Irritierend für manche Kunden seien dagegen die typischen Kinderfragen, die „Yumel“ gerne stellt, sagt Kiriseko. So frage die Puppe gelegentlich ganz unvermittelt: „Warum haben Elefanten so lange Nasen?“. Die Besitzer wüssten dann gar nicht, was sie zu antworten hätten. Um künftige Verwirrung zu vermeiden, stellt die neu entwickelte „Yumel“-Version deshalb keine Fragen mehr, sondern stellt fest: „Wie interessant, dass Elefanten so lange Nasen haben.“

Bereits seit 1999 ist das Unternehmen Bandai mit seinem Puppenmodell „Primopuel“ auf dem Markt. „Primopuel“ ist ein etwa fünfjähriger Knirps, der gestreichelt und unterhalten werden will. Mit der Puppe – bei Kindern und älteren Menschen gleichermaßen ein Hit – hat der Hersteller bisher rund eine Million Dollar umgesetzt.

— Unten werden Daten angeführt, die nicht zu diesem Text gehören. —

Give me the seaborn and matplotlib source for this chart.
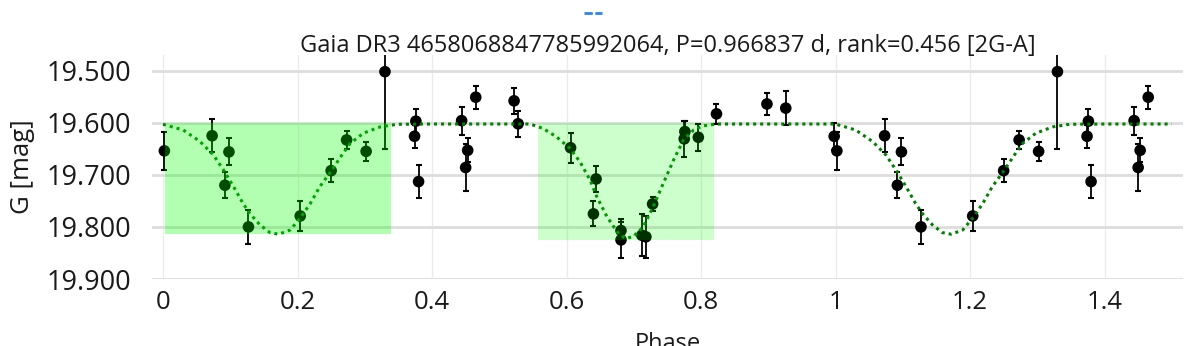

Fünf Jahre nach der Erfindung „Primopuels“ trafen sich sich seine Anhänger im November in einem Tokioter Vergnügungspark: Vor einem Schrein feierten sie eine religiöse Zeremonie – das gleiche Ritual, das japanische Eltern traditionell zum fünften Geburtstag ihrer Kinder feiern.